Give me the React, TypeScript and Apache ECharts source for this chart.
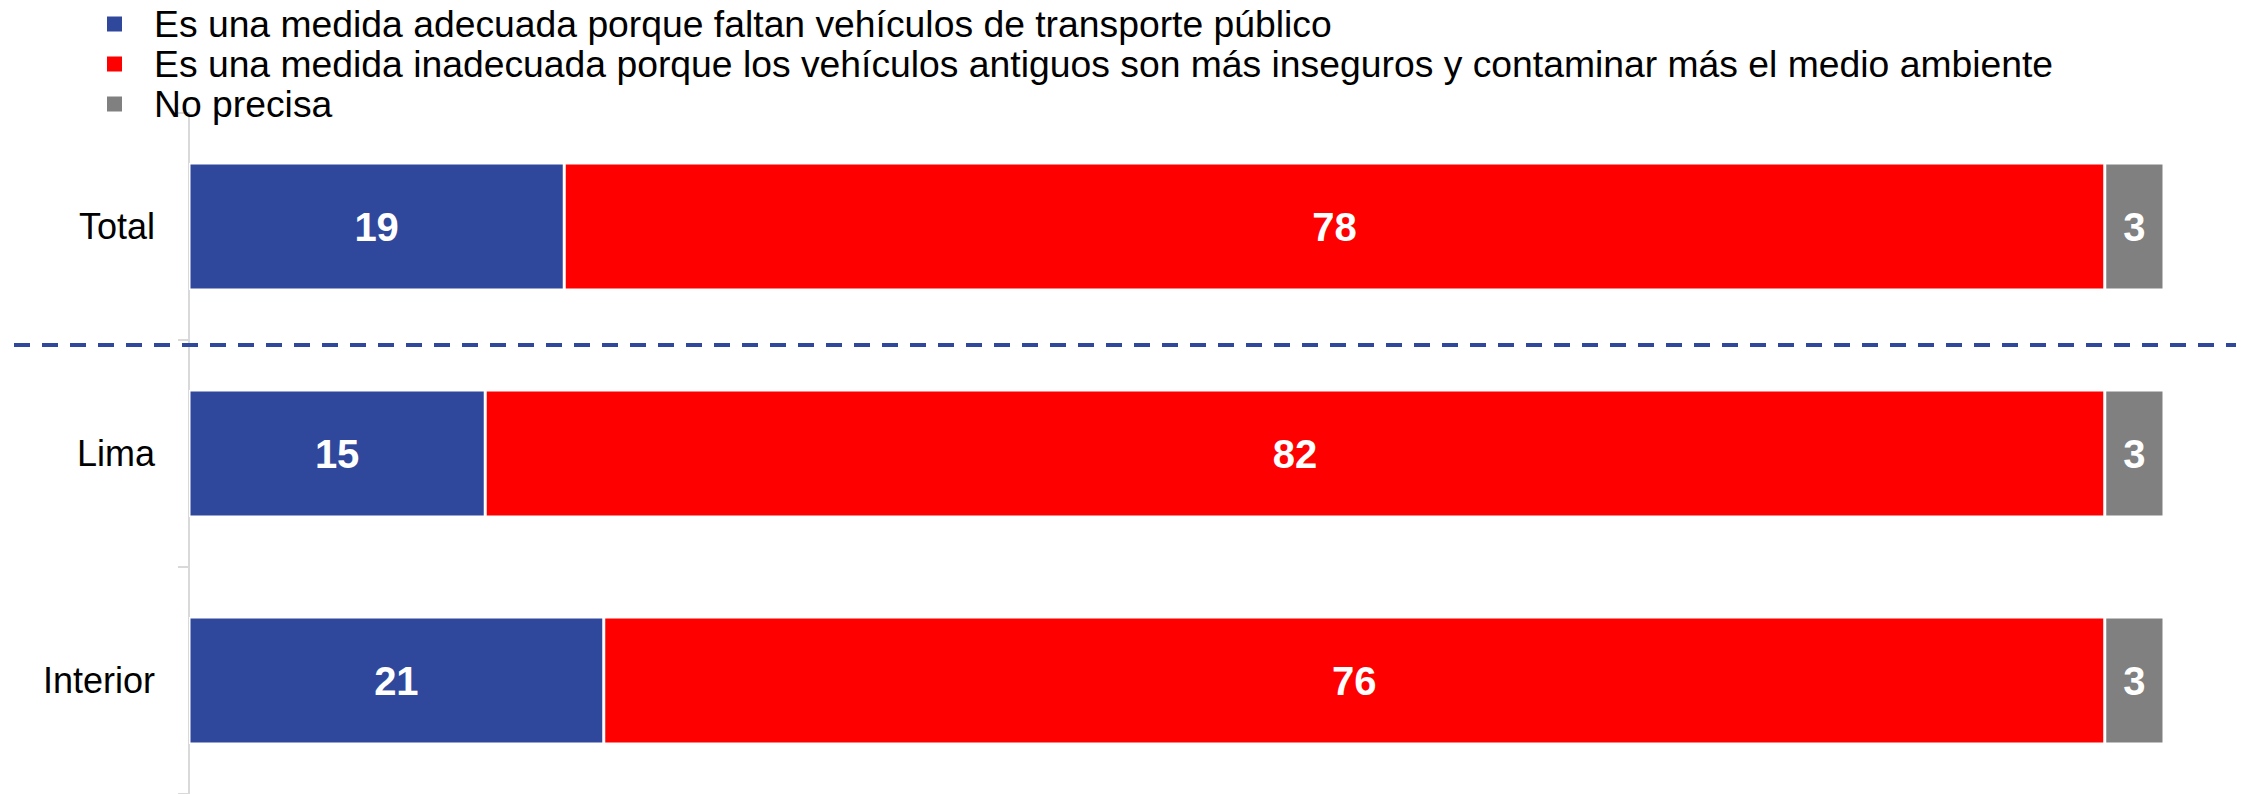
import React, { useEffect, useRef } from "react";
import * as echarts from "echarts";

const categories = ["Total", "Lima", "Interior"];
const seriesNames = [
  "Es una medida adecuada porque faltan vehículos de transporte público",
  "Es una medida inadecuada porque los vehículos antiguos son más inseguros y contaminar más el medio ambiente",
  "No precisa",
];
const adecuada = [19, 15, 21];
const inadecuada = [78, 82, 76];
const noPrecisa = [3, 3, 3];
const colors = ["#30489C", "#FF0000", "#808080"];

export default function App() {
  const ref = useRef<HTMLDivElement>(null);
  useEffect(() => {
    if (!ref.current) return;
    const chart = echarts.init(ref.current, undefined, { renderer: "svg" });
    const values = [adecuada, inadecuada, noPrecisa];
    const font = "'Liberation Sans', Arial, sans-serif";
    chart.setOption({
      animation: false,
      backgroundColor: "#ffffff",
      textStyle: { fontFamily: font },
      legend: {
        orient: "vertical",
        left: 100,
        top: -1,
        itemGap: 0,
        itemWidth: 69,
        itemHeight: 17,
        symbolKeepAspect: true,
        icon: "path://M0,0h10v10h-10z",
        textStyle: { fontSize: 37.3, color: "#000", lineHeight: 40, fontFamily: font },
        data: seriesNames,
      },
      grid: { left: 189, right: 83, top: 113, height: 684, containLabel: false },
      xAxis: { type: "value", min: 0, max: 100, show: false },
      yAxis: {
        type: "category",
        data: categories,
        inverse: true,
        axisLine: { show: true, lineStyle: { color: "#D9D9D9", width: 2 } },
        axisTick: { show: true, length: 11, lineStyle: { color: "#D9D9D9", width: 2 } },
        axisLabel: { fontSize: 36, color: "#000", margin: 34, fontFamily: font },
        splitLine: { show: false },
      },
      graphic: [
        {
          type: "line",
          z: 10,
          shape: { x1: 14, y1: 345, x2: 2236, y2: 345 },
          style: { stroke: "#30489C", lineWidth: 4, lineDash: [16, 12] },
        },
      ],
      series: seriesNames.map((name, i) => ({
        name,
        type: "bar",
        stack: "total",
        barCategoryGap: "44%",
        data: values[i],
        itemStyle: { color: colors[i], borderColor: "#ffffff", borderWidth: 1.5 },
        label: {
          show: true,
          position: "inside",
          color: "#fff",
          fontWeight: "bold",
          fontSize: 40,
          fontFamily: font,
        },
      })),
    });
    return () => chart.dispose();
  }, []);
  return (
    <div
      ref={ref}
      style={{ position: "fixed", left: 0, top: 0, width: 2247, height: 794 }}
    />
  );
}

☆ ☆ ☆

• [PROBLEM] Return the listing above in full and without alteration, excluding its pictures.

• [FINAL RESULT]
Give me the React, TypeScript and Apache ECharts source for this chart.
import React, { useEffect, useRef } from "react";
import * as echarts from "echarts";

const categories = ["Total", "Lima", "Interior"];
const seriesNames = [
  "Es una medida adecuada porque faltan vehículos de transporte público",
  "Es una medida inadecuada porque los vehículos antiguos son más inseguros y contaminar más el medio ambiente",
  "No precisa",
];
const adecuada = [19, 15, 21];
const inadecuada = [78, 82, 76];
const noPrecisa = [3, 3, 3];
const colors = ["#30489C", "#FF0000", "#808080"];

export default function App() {
  const ref = useRef<HTMLDivElement>(null);
  useEffect(() => {
    if (!ref.current) return;
    const chart = echarts.init(ref.current, undefined, { renderer: "svg" });
    const values = [adecuada, inadecuada, noPrecisa];
    const font = "'Liberation Sans', Arial, sans-serif";
    chart.setOption({
      animation: false,
      backgroundColor: "#ffffff",
      textStyle: { fontFamily: font },
      legend: {
        orient: "vertical",
        left: 100,
        top: -1,
        itemGap: 0,
        itemWidth: 69,
        itemHeight: 17,
        symbolKeepAspect: true,
        icon: "path://M0,0h10v10h-10z",
        textStyle: { fontSize: 37.3, color: "#000", lineHeight: 40, fontFamily: font },
        data: seriesNames,
      },
      grid: { left: 189, right: 83, top: 113, height: 684, containLabel: false },
      xAxis: { type: "value", min: 0, max: 100, show: false },
      yAxis: {
        type: "category",
        data: categories,
        inverse: true,
        axisLine: { show: true, lineStyle: { color: "#D9D9D9", width: 2 } },
        axisTick: { show: true, length: 11, lineStyle: { color: "#D9D9D9", width: 2 } },
        axisLabel: { fontSize: 36, color: "#000", margin: 34, fontFamily: font },
        splitLine: { show: false },
      },
      graphic: [
        {
          type: "line",
          z: 10,
          shape: { x1: 14, y1: 345, x2: 2236, y2: 345 },
          style: { stroke: "#30489C", lineWidth: 4, lineDash: [16, 12] },
        },
      ],
      series: seriesNames.map((name, i) => ({
        name,
        type: "bar",
        stack: "total",
        barCategoryGap: "44%",
        data: values[i],
        itemStyle: { color: colors[i], borderColor: "#ffffff", borderWidth: 1.5 },
        label: {
          show: true,
          position: "inside",
          color: "#fff",
          fontWeight: "bold",
          fontSize: 40,
          fontFamily: font,
        },
      })),
    });
    return () => chart.dispose();
  }, []);
  return (
    <div
      ref={ref}
      style={{ position: "fixed", left: 0, top: 0, width: 2247, height: 794 }}
    />
  );
}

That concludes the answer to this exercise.